Furthermore, as with any review, our work represents only a snapshot in time of the extremely fast-evolving 3DOD research area. Only recently, new deep learning methods have entered the field of 3DOD that can handle point cloud processing, such as graph-based neural networks (e.g., Shi and Rajkumar [126]), kernel point convolutions (e.g., Thomas et al. [141]) and Transformer-based networks (e.g., Misra et al. [98], Mao et al. [95], Pan et al. [103]). Likewise, researchers have come up with novel innovations along the 3DOD pipeline, such as adaptive spatial feature aggregation [55] or semantical point-voxel feature interaction [151]. These new methods and networks are meant to overcome the limitation of previous architectures. Yet, the potential of existing methods such as PointNet has probably not been reached. A consideration of these fairly new concepts and methods in this survey would have exceeded the scope of this work. However, for future work, a further investigation into these directions could be of great interest. To this end, our proposed systematization offers a great starting point to classify and compare existing as well as emerging approaches on a structured basis.

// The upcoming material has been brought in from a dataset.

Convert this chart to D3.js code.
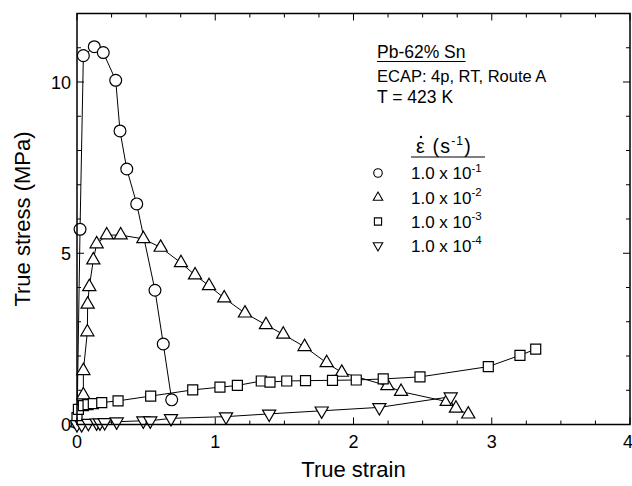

For future research, we suggest looking into a combination of methods along all stages of the 3DOD pipeline. We recommend examining these aspects independent of the pipeline since the fusion of techniques often occurs in a non-linear way.

Finally, this work could support a practical creation of individual modules or even a whole new 3DOD model, since the systematization along the pipeline can serve as an orientation of design choices within the specific stages.

Data availability statement

All data generated or analyzed during this study are included in this published article.